From: Chandrika Jayant (cjayant@cs.washington.edu)
Date: Sun Oct 17 2004 - 22:37:59 PDT
"Congestion Avoidance and Control"
Written by Van Jacobson
Reviewed by Chandrika Jayant
Three solutions for congestion avoidance and control are
provided in this paper: the slow-start method to reach equilibrium,
improved round trip timing variation and retransmit backoff methods, and
a congestion avoidance scheme(warn and fix). Van Jacobson clearly says
three ways that packet conservation can fail and addresses each of them
separately. Though treated as separate algorithms, he nicely integrates
them into the existing TCP system with very little code, and they can
work together as one system. I like how he makes connection equilibrium
akin to physics- it makes it seem very natural and easy to abstract and
improve. I also like how he speaks about the linearity of networks and
how exponential improvements are the only way to reach stability. This
is a very sound argument. He presents good solutions to deal with
increasing load size while not messing up smaller load size flows.

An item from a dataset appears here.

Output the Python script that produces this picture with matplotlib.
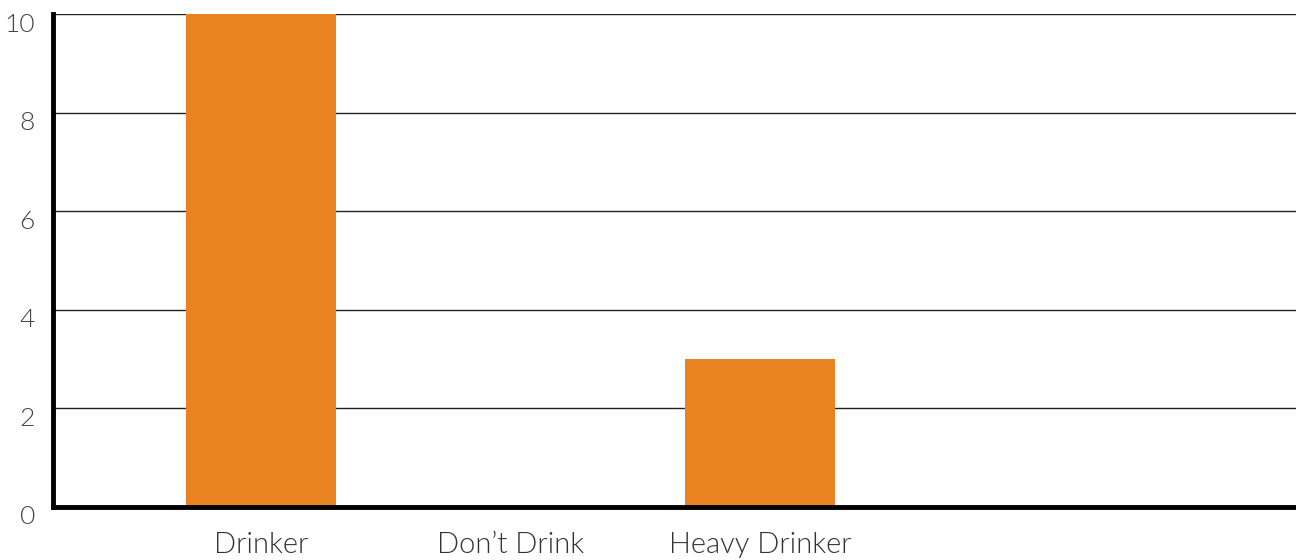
import numpy as np
import matplotlib
matplotlib.use('Agg')
import matplotlib.pyplot as plt
from matplotlib import transforms

categories = ['Drinker', "Don\u2019t Drink", 'Heavy Drinker']
counts = [10, 0, 3]
y_ticks = [0, 2, 4, 6, 8, 10]

plt.rcParams['font.family'] = ['Lato', 'DejaVu Sans']

fig = plt.figure(figsize=(12.96, 5.6), dpi=100)
ax = fig.add_axes([53 / 1296, 1 - 507 / 560, 1 - 53 / 1296, (507 - 14) / 560])

x = np.arange(len(categories))
ax.bar(x, counts, 0.6, color='#E98321', zorder=2)

ax.set_xlim(-0.834, 4.148)
ax.set_ylim(0, 10)

ax.set_yticks(y_ticks)
ax.set_yticklabels([str(v) for v in y_ticks], fontsize=19, fontweight=300, color='#444444')
ax.set_xticks(x)
ax.set_xticklabels(categories, fontsize=21, fontweight=300, color='#333333')
ax.tick_params(axis='both', length=0)
ax.tick_params(axis='y', pad=13)
ax.tick_params(axis='x', pad=18)

# shift y labels slightly below their gridlines
offset = transforms.ScaledTranslation(0, -8 / 100, fig.dpi_scale_trans)
for lbl in ax.get_yticklabels():
    lbl.set_transform(lbl.get_transform() + offset)

ax.yaxis.grid(True, color='#222222', linewidth=1, zorder=1)
ax.set_axisbelow(True)
for side in ['top', 'right']:
    ax.spines[side].set_visible(False)
ax.spines['left'].set_linewidth(3.5)
ax.spines['bottom'].set_linewidth(3.5)
ax.spines['left'].set_zorder(3)
ax.spines['bottom'].set_zorder(3)

fig.savefig('out.png', dpi=100)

I have two main problems with this paper (other than the
barrage of typos!). The first is the many assumptions Van Jacobson
makes. He often states something big and then says it is too hard to
explain, but it is hard to just believe and build from that as a reader.

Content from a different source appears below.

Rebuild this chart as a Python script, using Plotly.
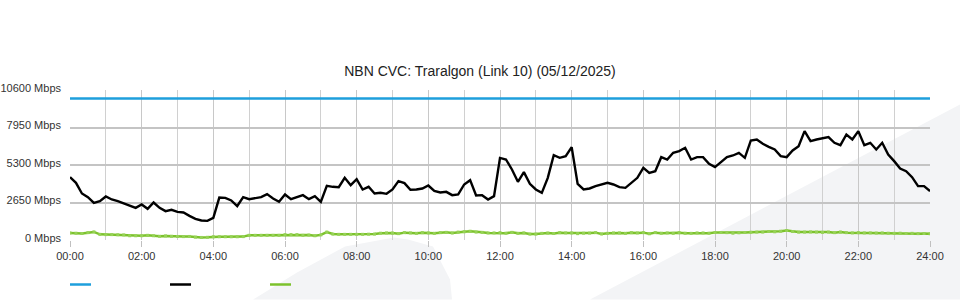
import plotly.graph_objects as go

title = "NBN CVC: Traralgon (Link 10) (05/12/2025)"

# time in hours, 10-minute samples
hours = [k / 6 for k in range(145)]

capacity = [10000] * 145

traffic_in = [
    4441, 4040, 3287, 3027, 2627, 2745,
    3075, 2863, 2745, 2603, 2462, 2273,
    2509, 2203, 2650, 2273, 2038, 2132,
    1991, 1944, 1708, 1496, 1378, 1355,
    1567, 3000, 2980, 2792, 2400, 3027,
    2886, 2933, 3027, 3240, 2933, 2698,
    3216, 2886, 3051, 3169, 2886, 3098,
    2698, 3829, 3758, 3734, 4394, 3876,
    4300, 3570, 3758, 3287, 3334, 3263,
    3570, 4158, 4017, 3546, 3570, 3640,
    3852, 3475, 3357, 3404, 3169, 3216,
    3923, 4229, 3145, 3169, 2863, 3098,
    5800, 5689, 4983, 4111, 4794, 3970,
    3570, 3334, 4394, 5996, 5807, 5925,
    6562, 3970, 3570, 3640, 3805, 3923,
    4040, 3923, 3734, 3687, 4040, 4394,
    5100, 4747, 4865, 5854, 5689, 6161,
    6279, 6515, 5689, 5854, 5854, 5383,
    5147, 5525, 5854, 5972, 6161, 5807,
    7033, 7103, 6797, 6585, 6397, 5925,
    5854, 6327, 6632, 7693, 6986, 7103,
    7174, 7268, 6868, 6703, 7457, 7103,
    7693, 6703, 6868, 6397, 6868, 6043,
    5572, 5052, 4865, 4441, 3805, 3805,
    3452,
]

traffic_out = [
    500, 480, 460, 520, 570, 400,
    380, 380, 370, 360, 300, 300,
    300, 330, 300, 260, 290, 260,
    250, 240, 250, 200, 180, 190,
    230, 230, 230, 230, 230, 240,
    330, 330, 330, 330, 330, 330,
    380, 380, 380, 330, 350, 300,
    360, 560, 420, 400, 400, 400,
    400, 400, 410, 420, 480, 500,
    490, 450, 520, 500, 470, 520,
    500, 470, 520, 540, 500, 560,
    580, 620, 560, 540, 500, 500,
    520, 480, 540, 470, 500, 420,
    420, 470, 490, 460, 520, 500,
    500, 450, 480, 490, 520, 430,
    470, 500, 500, 470, 520, 500,
    520, 440, 520, 480, 500, 470,
    520, 480, 470, 500, 500, 480,
    530, 530, 520, 480, 510, 530,
    550, 560, 560, 600, 580, 620,
    670, 600, 560, 560, 570, 560,
    540, 560, 520, 560, 520, 500,
    520, 500, 500, 490, 500, 480,
    470, 480, 460, 470, 450, 460, 440,
]

x_tickvals = list(range(0, 25, 2))
x_ticktext = ["00:00", "02:00", "04:00", "06:00", "08:00", "10:00", "12:00",
              "14:00", "16:00", "18:00", "20:00", "22:00", "24:00"]
y_tickvals = [0, 2650, 5300, 7950, 10600]
y_ticktext = ["0 Mbps", "2650 Mbps", "5300 Mbps", "7950 Mbps", "10600 Mbps"]

series_colors = ["#1e9fdc", "#000000", "#7cc22c"]

fig = go.Figure()
fig.add_trace(go.Scatter(x=hours, y=capacity, mode="lines",
                         line=dict(color=series_colors[0], width=2.5),
                         showlegend=False, hoverinfo="skip"))
fig.add_trace(go.Scatter(x=hours, y=traffic_in, mode="lines",
                         line=dict(color=series_colors[1], width=2.4),
                         showlegend=False))
fig.add_trace(go.Scatter(x=hours, y=traffic_out, mode="lines+markers",
                         line=dict(color=series_colors[2], width=2.5),
                         marker=dict(color="#96d256", size=3, symbol="square"),
                         showlegend=False))

# pixel helpers for paper-coordinate decoration
L, R, T, B = 70, 930, 90.5, 240.5
def px(xp):
    return (xp - L) / (R - L)
def py(yp):
    return (B - yp) / (B - T)

def path(pts):
    return "M " + " L ".join(f"{px(a):.4f},{py(b):.4f}" for a, b in pts) + " Z"

shapes = []
# faint watermark shapes
hill = [(253, 300), (297, 273), (345, 247), (394, 238), (408, 240),
        (433, 247), (450, 280), (452, 300)]
band = [(590, 300), (960, 105), (960, 300)]
for pts in (hill, band):
    shapes.append(dict(type="path", xref="paper", yref="paper", path=path(pts),
                       fillcolor="#f3f4f6", line=dict(width=0), layer="below"))
# legend keys (no text)
for i, c in enumerate(series_colors):
    x0 = 70 + 100 * i
    shapes.append(dict(type="line", xref="paper", yref="paper",
                       x0=px(x0), x1=px(x0 + 21), y0=py(285), y1=py(285),
                       line=dict(color=c, width=2.5)))

fig.update_layout(
    width=960, height=300,
    margin=dict(l=70, r=30, t=90, b=59.5, pad=0, autoexpand=False),
    paper_bgcolor="white", plot_bgcolor="rgba(0,0,0,0)",
    font=dict(family="Liberation Sans, Arial, sans-serif", size=11, color="#333"),
    title=dict(text=title, x=0.5, xanchor="center", y=1 - 71 / 300, yanchor="middle",
               font=dict(size=14, color="#222")),
    shapes=shapes,
    xaxis=dict(range=[0, 24], tickvals=x_tickvals, ticktext=x_ticktext,
               showgrid=True, gridcolor="#c8c8c8", gridwidth=1,
               minor=dict(dtick=1, showgrid=True, gridcolor="#d0d0d0", gridwidth=1),
               ticks="outside", ticklen=6, tickcolor="#c0c0c0",
               zeroline=False, showline=False, fixedrange=True, automargin=False),
    yaxis=dict(range=[0, 10600], tickvals=y_tickvals, ticktext=y_ticktext,
               showgrid=True, gridcolor="#c4c4c4", gridwidth=2,
               ticks="", ticklabelstandoff=8, ticklabelshift=-2,
               zeroline=False, showline=False, fixedrange=True, automargin=False),
)

fig.write_html("out.html")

The other is the frequent mention of other papers either doing the same
thing, merely footnoting methods that are the creative ideas of someone
else. At times it seems like he is just putting together ideas that
already exist and making it more formal and cohesive- which is not a bad
thing and often necessary.
I also had more technical questions. Could there be a better
way to find the limit of the network rather than pushing the packets to
the limit? The window adjustment policy seems a bit iffy as he mentions
"handwaving" to find a decrease term and a packet increase that is
"almost certainly too large." I would have liked to see more about this.
The relevance of this paper is similar to many of the other
papers we have read- learning the motivations that built TCP/IP into
what it is today, and understanding the underlying framework. Van
Jacobson mentions that eventually one might desire a third term in the
Taylor series expansion of the load equation (a second order model),
when the Internet has "grown substantially." Since this was written in
1988 I wonder if that is used today. Future work mentioned deals with
extending the paper's ideas to gateway (as opposed to endpoint)
congestion detection and striving for more reliability.